The cross-claim is based on two notes given to Bryan by Chew in the total amount of $5.3 million when Bryan sold his majority interest in Legacy Estate Group, LLC, to Connaught Capital Partners. One note, for $1.5 million, was for a portion of the $8.6 million purchase price. The other, for $3.8 million, was for numerous loans Bryan had made to Legacy. The obligor on the notes was Connaught. The notes were signed by Chew, making him potentially liable for any tort relating to the giving of the notes even if he was not the maker. Manson v. Reed, 186 Cal. App.3d 1493, 1503 (1986). Bryan alleges that at the time Chew signed the notes he knew that Connaught did not have the ability to pay them and fraudulently concealed information regarding Connaught's ability and intent to pay.
There is some temptation to grant summary judgment against Bryan due to the weakness of his apparent case. There is a huge difference between giving a note with no intent to pay it and giving a note because of inability to satisfy an obligation with cash. It appears that Bryan, a sophisticated businessman, knew why he was being given the notes. It also appears that Bryan's knowledge of all the facts and circumstances surrounding the notes was superior to Chew's.

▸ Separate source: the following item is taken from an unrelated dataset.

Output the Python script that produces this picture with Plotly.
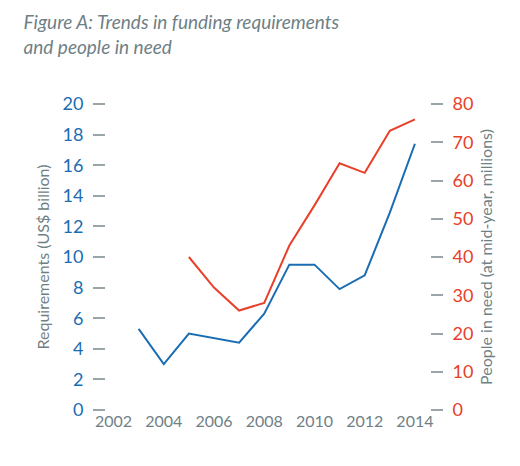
import plotly.graph_objects as go

years_req = [2003, 2004, 2005, 2006, 2007, 2008, 2009, 2010, 2011, 2012, 2013, 2014]
requirements = [5.3, 3.0, 5.0, 4.7, 4.4, 6.3, 9.5, 9.5, 7.9, 8.8, 12.9, 17.4]
years_people = [2005, 2006, 2007, 2008, 2009, 2010, 2011, 2012, 2013, 2014]
people = [40, 32, 26, 28, 43, 53.5, 64.5, 62, 73, 76]

blue = "#1a6db3"
red = "#e8402a"
grey = "#6f7f86"

fig = go.Figure()
fig.add_trace(go.Scatter(x=years_req, y=requirements, mode="lines",
                         line=dict(color=blue, width=2), yaxis="y"))
fig.add_trace(go.Scatter(x=years_people, y=people, mode="lines",
                         line=dict(color=red, width=2), yaxis="y2"))

fig.update_layout(
    width=520, height=466,
    margin=dict(l=98, r=98, t=96, b=64),
    plot_bgcolor="white", paper_bgcolor="white",
    showlegend=False,
    font=dict(family="Lato", size=16, color=grey),
    title=dict(text="<i>Figure A: Trends in funding requirements<br>and people in need</i>",
               x=0.03, xanchor="left", y=0.955, yanchor="top",
               font=dict(size=19, color=grey)),
    xaxis=dict(range=[2001.7, 2014.6], tickvals=list(range(2002, 2015, 2)),
               showgrid=False, showline=False, zeroline=False,
               tickfont=dict(color=grey, size=16)),
    yaxis=dict(range=[0, 20], tickvals=list(range(0, 21, 2)),
               showgrid=False, zeroline=False, showline=False,
               ticks="outside", ticklen=12, tickwidth=2, tickcolor="#9aa5aa",
               ticklabelstandoff=6,
               tickfont=dict(color=blue, size=18),
               title=dict(text="Requirements (US$ billion)", font=dict(color=grey, size=16), standoff=8)),
    yaxis2=dict(range=[0, 80], tickvals=list(range(0, 81, 10)), overlaying="y", side="right",
                showgrid=False, zeroline=False, showline=False,
                ticks="outside", ticklen=12, tickwidth=2, tickcolor="#9aa5aa",
                ticklabelstandoff=6,
                tickfont=dict(color=red, size=18),
                title=dict(text="People in need (at mid-year, millions)", font=dict(color=grey, size=16), standoff=8)),
)

fig.write_html("out.html")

However, weakness of a case is not the test for summary adjudication. Fraud is rarely admitted, and is usually proven by inferences. In ruling on a motion for summary judgment, the nonmoving party's evidence is to be believed, and all justifiable inferences are to be drawn in that party's favor. Hunt v. Cromartie, 526 U.S. 541, 552, 119 S.Ct. 1545, 143 L.Ed.2d 731 (1999). Accordingly, the court cannot grant summary judgment to Chew. Any party may submit an appropriate form of order.